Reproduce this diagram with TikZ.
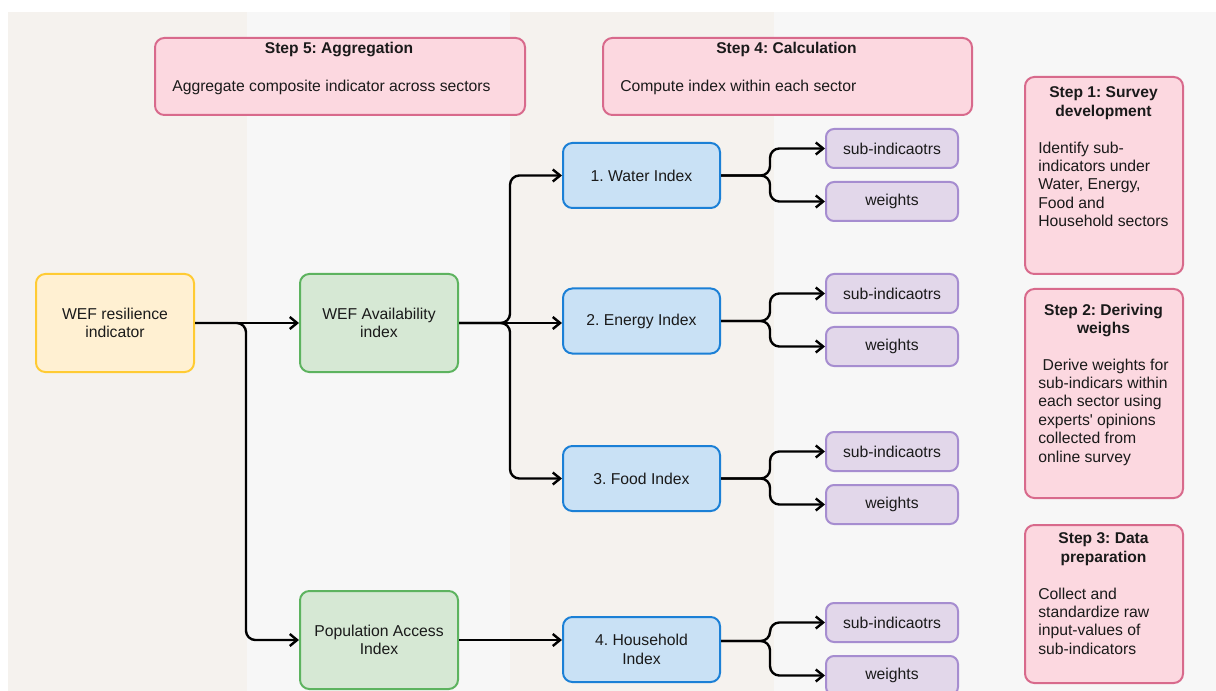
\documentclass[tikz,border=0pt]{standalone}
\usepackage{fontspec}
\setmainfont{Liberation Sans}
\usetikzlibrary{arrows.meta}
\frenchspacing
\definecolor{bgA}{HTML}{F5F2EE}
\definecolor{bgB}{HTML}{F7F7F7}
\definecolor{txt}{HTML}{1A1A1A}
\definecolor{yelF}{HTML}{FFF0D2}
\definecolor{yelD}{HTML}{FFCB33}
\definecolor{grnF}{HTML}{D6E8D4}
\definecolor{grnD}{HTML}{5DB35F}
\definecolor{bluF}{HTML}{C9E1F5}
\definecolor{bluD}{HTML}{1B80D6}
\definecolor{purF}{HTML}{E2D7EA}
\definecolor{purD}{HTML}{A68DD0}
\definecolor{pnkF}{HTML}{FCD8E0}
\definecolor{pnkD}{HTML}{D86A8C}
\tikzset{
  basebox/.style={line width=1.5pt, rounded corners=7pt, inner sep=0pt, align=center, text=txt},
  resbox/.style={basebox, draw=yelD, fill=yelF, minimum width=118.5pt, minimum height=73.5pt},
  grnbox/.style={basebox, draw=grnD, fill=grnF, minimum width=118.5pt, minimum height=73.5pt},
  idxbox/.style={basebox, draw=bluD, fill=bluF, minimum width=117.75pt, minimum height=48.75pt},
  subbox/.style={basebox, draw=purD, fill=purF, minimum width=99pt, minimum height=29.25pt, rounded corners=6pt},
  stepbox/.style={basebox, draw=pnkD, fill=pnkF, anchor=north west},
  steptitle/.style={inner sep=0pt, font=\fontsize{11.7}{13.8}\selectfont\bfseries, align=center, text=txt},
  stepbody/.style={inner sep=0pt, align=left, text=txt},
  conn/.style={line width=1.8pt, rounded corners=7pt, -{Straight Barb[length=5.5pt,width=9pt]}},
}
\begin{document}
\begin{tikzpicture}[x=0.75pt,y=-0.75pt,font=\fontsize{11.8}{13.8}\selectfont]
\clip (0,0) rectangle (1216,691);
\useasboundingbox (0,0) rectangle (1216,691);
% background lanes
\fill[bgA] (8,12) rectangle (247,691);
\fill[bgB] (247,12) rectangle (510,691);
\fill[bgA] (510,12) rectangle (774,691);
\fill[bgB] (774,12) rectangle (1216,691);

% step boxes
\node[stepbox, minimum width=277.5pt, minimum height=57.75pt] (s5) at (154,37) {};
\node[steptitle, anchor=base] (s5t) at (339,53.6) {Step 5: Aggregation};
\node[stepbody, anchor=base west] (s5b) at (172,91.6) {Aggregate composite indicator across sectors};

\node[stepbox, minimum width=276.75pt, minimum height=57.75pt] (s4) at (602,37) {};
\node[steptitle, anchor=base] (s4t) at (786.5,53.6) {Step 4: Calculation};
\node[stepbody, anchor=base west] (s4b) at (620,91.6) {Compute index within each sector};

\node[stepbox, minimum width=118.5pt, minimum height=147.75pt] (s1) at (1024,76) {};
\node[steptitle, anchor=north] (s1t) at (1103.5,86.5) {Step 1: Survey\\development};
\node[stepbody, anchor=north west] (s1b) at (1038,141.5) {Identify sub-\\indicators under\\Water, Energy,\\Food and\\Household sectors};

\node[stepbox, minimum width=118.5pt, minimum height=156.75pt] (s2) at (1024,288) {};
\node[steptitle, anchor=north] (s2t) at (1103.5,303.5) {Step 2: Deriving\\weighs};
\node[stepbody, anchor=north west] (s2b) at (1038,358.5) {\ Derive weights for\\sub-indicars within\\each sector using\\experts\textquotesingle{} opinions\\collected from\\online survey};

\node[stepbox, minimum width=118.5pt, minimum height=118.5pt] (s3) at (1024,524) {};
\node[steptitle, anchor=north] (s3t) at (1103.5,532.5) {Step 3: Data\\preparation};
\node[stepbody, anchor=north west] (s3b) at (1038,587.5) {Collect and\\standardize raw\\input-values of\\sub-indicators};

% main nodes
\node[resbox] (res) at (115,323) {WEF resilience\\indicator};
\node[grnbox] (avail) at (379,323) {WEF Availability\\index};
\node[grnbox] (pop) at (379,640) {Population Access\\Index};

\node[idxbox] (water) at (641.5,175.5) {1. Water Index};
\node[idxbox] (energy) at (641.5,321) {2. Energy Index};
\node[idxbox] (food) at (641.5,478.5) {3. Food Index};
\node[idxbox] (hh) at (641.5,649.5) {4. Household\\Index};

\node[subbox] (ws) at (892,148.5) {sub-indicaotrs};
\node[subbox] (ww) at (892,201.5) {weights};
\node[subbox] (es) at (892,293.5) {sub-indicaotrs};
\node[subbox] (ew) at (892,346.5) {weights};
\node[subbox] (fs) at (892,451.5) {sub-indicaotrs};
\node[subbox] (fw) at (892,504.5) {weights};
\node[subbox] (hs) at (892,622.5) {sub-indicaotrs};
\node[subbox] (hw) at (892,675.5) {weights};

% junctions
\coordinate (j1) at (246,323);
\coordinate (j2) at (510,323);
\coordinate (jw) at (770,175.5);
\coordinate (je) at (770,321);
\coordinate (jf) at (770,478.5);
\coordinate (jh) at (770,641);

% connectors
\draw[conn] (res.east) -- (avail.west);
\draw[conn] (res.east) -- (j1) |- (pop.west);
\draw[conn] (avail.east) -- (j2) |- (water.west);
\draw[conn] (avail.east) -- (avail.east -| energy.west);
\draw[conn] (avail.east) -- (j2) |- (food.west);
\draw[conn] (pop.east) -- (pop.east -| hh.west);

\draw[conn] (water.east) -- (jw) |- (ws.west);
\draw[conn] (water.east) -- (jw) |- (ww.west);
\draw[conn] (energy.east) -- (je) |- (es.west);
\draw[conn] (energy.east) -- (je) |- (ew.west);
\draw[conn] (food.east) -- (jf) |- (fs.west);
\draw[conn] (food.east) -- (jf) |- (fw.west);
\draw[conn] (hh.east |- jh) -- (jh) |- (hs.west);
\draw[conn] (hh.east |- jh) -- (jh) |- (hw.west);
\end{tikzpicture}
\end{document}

**Task objective**
Omit every picture, then repeat the remaining data exactly as it appears above.

**Written response**
Reproduce this diagram with TikZ.
\documentclass[tikz,border=0pt]{standalone}
\usepackage{fontspec}
\setmainfont{Liberation Sans}
\usetikzlibrary{arrows.meta}
\frenchspacing
\definecolor{bgA}{HTML}{F5F2EE}
\definecolor{bgB}{HTML}{F7F7F7}
\definecolor{txt}{HTML}{1A1A1A}
\definecolor{yelF}{HTML}{FFF0D2}
\definecolor{yelD}{HTML}{FFCB33}
\definecolor{grnF}{HTML}{D6E8D4}
\definecolor{grnD}{HTML}{5DB35F}
\definecolor{bluF}{HTML}{C9E1F5}
\definecolor{bluD}{HTML}{1B80D6}
\definecolor{purF}{HTML}{E2D7EA}
\definecolor{purD}{HTML}{A68DD0}
\definecolor{pnkF}{HTML}{FCD8E0}
\definecolor{pnkD}{HTML}{D86A8C}
\tikzset{
  basebox/.style={line width=1.5pt, rounded corners=7pt, inner sep=0pt, align=center, text=txt},
  resbox/.style={basebox, draw=yelD, fill=yelF, minimum width=118.5pt, minimum height=73.5pt},
  grnbox/.style={basebox, draw=grnD, fill=grnF, minimum width=118.5pt, minimum height=73.5pt},
  idxbox/.style={basebox, draw=bluD, fill=bluF, minimum width=117.75pt, minimum height=48.75pt},
  subbox/.style={basebox, draw=purD, fill=purF, minimum width=99pt, minimum height=29.25pt, rounded corners=6pt},
  stepbox/.style={basebox, draw=pnkD, fill=pnkF, anchor=north west},
  steptitle/.style={inner sep=0pt, font=\fontsize{11.7}{13.8}\selectfont\bfseries, align=center, text=txt},
  stepbody/.style={inner sep=0pt, align=left, text=txt},
  conn/.style={line width=1.8pt, rounded corners=7pt, -{Straight Barb[length=5.5pt,width=9pt]}},
}
\begin{document}
\begin{tikzpicture}[x=0.75pt,y=-0.75pt,font=\fontsize{11.8}{13.8}\selectfont]
\clip (0,0) rectangle (1216,691);
\useasboundingbox (0,0) rectangle (1216,691);
% background lanes
\fill[bgA] (8,12) rectangle (247,691);
\fill[bgB] (247,12) rectangle (510,691);
\fill[bgA] (510,12) rectangle (774,691);
\fill[bgB] (774,12) rectangle (1216,691);

% step boxes
\node[stepbox, minimum width=277.5pt, minimum height=57.75pt] (s5) at (154,37) {};
\node[steptitle, anchor=base] (s5t) at (339,53.6) {Step 5: Aggregation};
\node[stepbody, anchor=base west] (s5b) at (172,91.6) {Aggregate composite indicator across sectors};

\node[stepbox, minimum width=276.75pt, minimum height=57.75pt] (s4) at (602,37) {};
\node[steptitle, anchor=base] (s4t) at (786.5,53.6) {Step 4: Calculation};
\node[stepbody, anchor=base west] (s4b) at (620,91.6) {Compute index within each sector};

\node[stepbox, minimum width=118.5pt, minimum height=147.75pt] (s1) at (1024,76) {};
\node[steptitle, anchor=north] (s1t) at (1103.5,86.5) {Step 1: Survey\\development};
\node[stepbody, anchor=north west] (s1b) at (1038,141.5) {Identify sub-\\indicators under\\Water, Energy,\\Food and\\Household sectors};

\node[stepbox, minimum width=118.5pt, minimum height=156.75pt] (s2) at (1024,288) {};
\node[steptitle, anchor=north] (s2t) at (1103.5,303.5) {Step 2: Deriving\\weighs};
\node[stepbody, anchor=north west] (s2b) at (1038,358.5) {\ Derive weights for\\sub-indicars within\\each sector using\\experts\textquotesingle{} opinions\\collected from\\online survey};

\node[stepbox, minimum width=118.5pt, minimum height=118.5pt] (s3) at (1024,524) {};
\node[steptitle, anchor=north] (s3t) at (1103.5,532.5) {Step 3: Data\\preparation};
\node[stepbody, anchor=north west] (s3b) at (1038,587.5) {Collect and\\standardize raw\\input-values of\\sub-indicators};

% main nodes
\node[resbox] (res) at (115,323) {WEF resilience\\indicator};
\node[grnbox] (avail) at (379,323) {WEF Availability\\index};
\node[grnbox] (pop) at (379,640) {Population Access\\Index};

\node[idxbox] (water) at (641.5,175.5) {1. Water Index};
\node[idxbox] (energy) at (641.5,321) {2. Energy Index};
\node[idxbox] (food) at (641.5,478.5) {3. Food Index};
\node[idxbox] (hh) at (641.5,649.5) {4. Household\\Index};

\node[subbox] (ws) at (892,148.5) {sub-indicaotrs};
\node[subbox] (ww) at (892,201.5) {weights};
\node[subbox] (es) at (892,293.5) {sub-indicaotrs};
\node[subbox] (ew) at (892,346.5) {weights};
\node[subbox] (fs) at (892,451.5) {sub-indicaotrs};
\node[subbox] (fw) at (892,504.5) {weights};
\node[subbox] (hs) at (892,622.5) {sub-indicaotrs};
\node[subbox] (hw) at (892,675.5) {weights};

% junctions
\coordinate (j1) at (246,323);
\coordinate (j2) at (510,323);
\coordinate (jw) at (770,175.5);
\coordinate (je) at (770,321);
\coordinate (jf) at (770,478.5);
\coordinate (jh) at (770,641);

% connectors
\draw[conn] (res.east) -- (avail.west);
\draw[conn] (res.east) -- (j1) |- (pop.west);
\draw[conn] (avail.east) -- (j2) |- (water.west);
\draw[conn] (avail.east) -- (avail.east -| energy.west);
\draw[conn] (avail.east) -- (j2) |- (food.west);
\draw[conn] (pop.east) -- (pop.east -| hh.west);

\draw[conn] (water.east) -- (jw) |- (ws.west);
\draw[conn] (water.east) -- (jw) |- (ww.west);
\draw[conn] (energy.east) -- (je) |- (es.west);
\draw[conn] (energy.east) -- (je) |- (ew.west);
\draw[conn] (food.east) -- (jf) |- (fs.west);
\draw[conn] (food.east) -- (jf) |- (fw.west);
\draw[conn] (hh.east |- jh) -- (jh) |- (hs.west);
\draw[conn] (hh.east |- jh) -- (jh) |- (hw.west);
\end{tikzpicture}
\end{document}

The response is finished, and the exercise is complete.